[QUOTE=BigJulie;114438]
It did--it put you in the shoes of someone who knows for sure it is God---that was how the original question was posed. I merely tried to help you by seeing that there were circumstances in which a believer was faced with this same dilemma in the OT.
It did put me in someone else's shoes? Okay ...supposed you support yoru claim for once. Here is the original question: ""If you knew for sure that God was speaking to you and God asked you to take out your wife into the backyard and sacrifice her would you do it?" Show me the words here that place me in anyone else's shoes, in particular the shoes YOU tried to put me in when you re-wrote the question.


I ask which part because you state that God would never command us to kill our wives---as we have an example of that in the OT in regards to the adultering wife, I have to wonder if you do not believe that part of the Bible.
The original question stipulated nothing about adultry or any other crime. Nor, by the way, does the Old Testament tell us that the husband must kill his own wife for the crime of adultery. So your little rabbit trail, as usual, goes nowhere.


I agree, but to me the non-contradiction comes in the form that when God speaks, you do--not that God tells the same thing to you as he does to the OT Israelites or you would believe that you needed to stone your wife if she committed adultery--which I am ***uming you don't believe.
Your ***umptions are, as usual, wrong. I see no injuntions from God anywhere in the Bible telling me to kill my wife or anyone else, for that matter.
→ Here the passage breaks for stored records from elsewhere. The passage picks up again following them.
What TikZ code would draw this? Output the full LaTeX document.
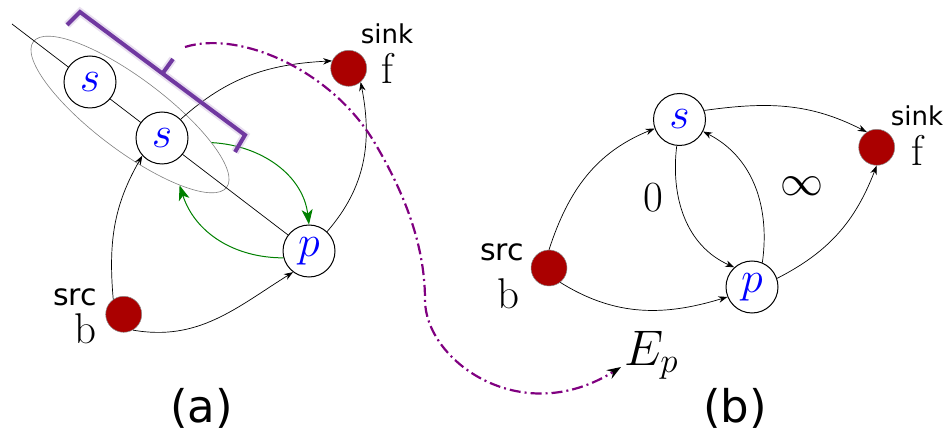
\RequirePackage{fix-cm}
\documentclass[tikz,border=0pt]{standalone}
\usepackage{fontspec}
\setsansfont{DejaVu Sans}
\usetikzlibrary{arrows.meta,positioning,shapes.geometric}
\definecolor{nodeblue}{RGB}{0,0,255}
\definecolor{termred}{RGB}{170,0,0}
\definecolor{grpgreen}{RGB}{0,128,0}
\definecolor{linkpurple}{RGB}{128,0,128}
\definecolor{bracketviolet}{RGB}{112,56,160}
\tikzset{
  vertex/.style={circle,draw,line width=1pt,fill=white,minimum size=52pt,inner sep=0pt,
                 text=nodeblue,font=\fontsize{44}{44}\selectfont},
  terminal/.style={circle,draw=black!45,line width=0.5pt,fill=termred,minimum size=36pt,inner sep=0pt},
  flow/.style={-{Stealth[length=9pt,width=6.5pt]},line width=0.7pt},
  groupflow/.style={-{Stealth[length=15pt,width=11pt,inset=4pt]},line width=1pt,draw=grpgreen},
  srclabel/.style={font=\sffamily\fontsize{30}{30}\selectfont,inner sep=0pt},
  sinklabel/.style={font=\sffamily\fontsize{26}{26}\selectfont,inner sep=0pt},
  letter/.style={font=\fontsize{43}{43}\selectfont,inner sep=0pt},
  panel/.style={font=\sffamily\fontsize{45}{45}\selectfont,inner sep=0pt}
}

\begin{document}
\begin{tikzpicture}[x=1pt,y=-1pt]
  \useasboundingbox (0,0) rectangle (944,435);

  % (a) the pair of s that gets merged
  \coordinate (tail) at (12,24);
  \node[ellipse,draw=gray,line width=0.6pt,minimum width=242pt,minimum height=72pt,
        inner sep=0pt,rotate=-37] (grp) at (130,114.5) {};
  \node[vertex] (pa) at (309,251) {$p$};
  \draw[line width=0.7pt] (tail) -- (pa);
  \node[vertex] (sa1) at (90,82) {$s$};
  \node[vertex] (sa2) at (162,138) {$s$};
  \node[terminal] (ba) at (123.7,314.3) {};
  \node[terminal] (fa) at (348.7,68.3) {};
  \node[srclabel] (srca) at (75,297) {src};
  \node[letter] (bla) at (85.5,329) {b};
  \node[sinklabel] (sinka) at (387,34) {sink};
  \node[letter] (fla) at (387.5,68.5) {f};

  \draw[flow] (ba.125) to[out=95,in=240] (sa2.222);
  \draw[flow] (ba.-60) to[out=-10,in=212] (pa.233);
  \draw[flow] (sa2.45) to[out=42,in=183] (fa.156);
  \draw[flow] (pa.47) to[out=49,in=-79] (fa.-49);
  \draw[groupflow] (grp.18) to[out=-3,in=97] (pa.north);
  \draw[groupflow] (pa.195) to[out=180,in=-72] (grp.-18);

  % bracket over the pair
  \coordinate (hook) at (185,47);
  \draw[bracketviolet,line width=4pt,line join=miter,
        preaction={draw=bracketviolet!45,line width=8pt,opacity=.35}]
    (67,25) -- (80,12) -- (245,135) -- (235,152)
    (162.5,73.5) -- (173,59);

  \node[panel] (capa) at (201.5,408) {(a)};

  % (b) the expanded graph
  \node[vertex] (sb) at (679.5,119.5) {$s$};
  \node[vertex] (pb) at (752,287) {$p$};
  \node[terminal] (bb) at (549,268) {};
  \node[terminal] (fb) at (876.7,147.3) {};
  \node[srclabel] (srcb) at (502,252) {src};
  \node[letter] (blb) at (508,294) {b};
  \node[sinklabel] (sinkb) at (917,116) {sink};
  \node[letter] (flb) at (917,150) {f};

  \draw[flow] (bb.90) to[out=72,in=202] (sb.200);
  \draw[flow] (bb.-52) to[out=-32,in=197] (pb.202);
  \draw[flow] (sb.20) to[out=8,in=153] (fb.123);
  \draw[flow] (sb.-96) to[out=-97,in=156] (pb.132);
  \draw[flow] (pb.67) to[out=82,in=-27] (sb.-27);
  \draw[flow] (pb.19) to[out=27,in=249] (fb.-90);

  \node[letter] (zero) at (653,198) {0};
  \node[letter] (inf) at (802,186) {$\infty$};
  \node[font=\fontsize{50}{50}\selectfont,inner sep=0pt,anchor=base west] (ep) at (624,365) {$E_p$};

  \node[panel] (capb) at (735,408) {(b)};

  % link from the bracket to E_p
  \draw[linkpurple,line width=2.2pt,dash pattern=on 11pt off 4pt on 2pt off 4pt,
        -{Stealth[length=14pt,width=10pt,black]}]
    (hook) .. controls (240,30) and (330,70) .. (373,140)
           .. controls (400,185) and (425,240) .. (425,300)
           .. controls (425,360) and (520,430) .. ([xshift=-3pt,yshift=-2pt]ep.base west);
\end{tikzpicture}
\end{document}
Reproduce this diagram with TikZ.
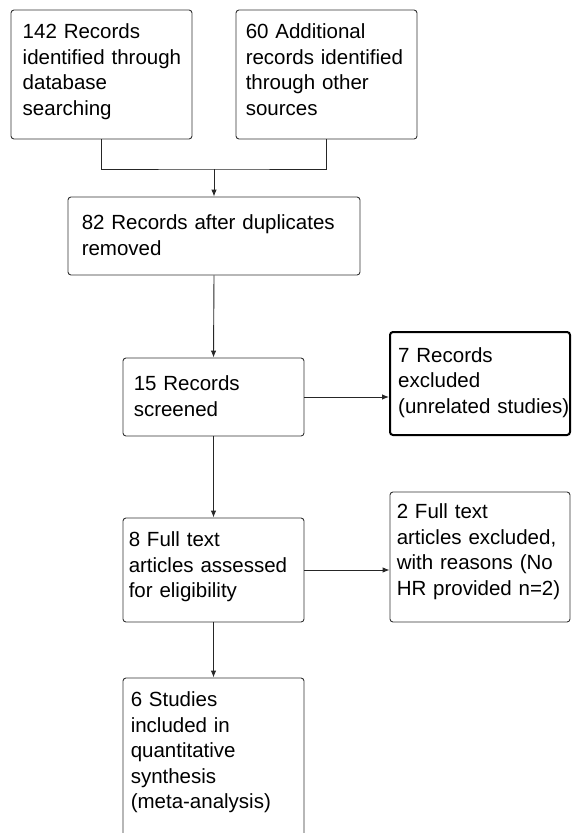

So, to you the Israelites had the word of God as well as God Himself. Is that the same God who told them "thou shalt not kill"? How do you think they dealt with this? How do you think Abraham dealt with God telling him to sacrifice Isaac on one hand and then telling Abraham that child sacrifices were wrong on the other hand. How do you think Abraham knew it was still God in this circumstance?
God told the Israelites to not murder. That is not the same thing as telling them to not kill. The original question posed in the OP makes no such distinction. It simply asks, as I have now repeatedly shown you, if I would kill my wife? In answer to the original question, as written (and which I guess I mistook for meaning what it said), the answer remains: "NO". Abraham is not being questioned here. I am. You are. You have made it clear that you would BOTH kill your (husband) AND you would NOT kill him. You seem confused. Meanwhile, I would know that any one claiming to be God who ordered me to kill my wife was clearly NOT God. I know that because I not God and I know his word. You cannot make that claim, because you apparently cannot tell the difference between God and Satan. You only fly by your emotions and the signs you seek.



You have completely ignored the fact that they were told to stone their wives if she was caught in adultery. (Do you realize that you keep changing the wording...first from "know for sure" to "think" and now from "kill" to "murder.") And you ignore the example of Abraham. Let's just use the example of Abraham--how did Abraham know it was for sure God who was telling him to sacrifice Isaac, since God had told him previously that child sacrifices were wrong?
I did not ignore anything. The original question provides no stipulations or conditions that in any way even hint at adultery or any other capital crimes. In answering the question I was asked, I have no obligation to answer DIFFERENT questions about OTHER people killing THEIR wives under stipulations and conditions not given to me. Your pretending that I DO have such an obligation and your repeated attempts to CHANGE the question only demonstrates your inabliltiy to understand the problem you face here in the original question as written.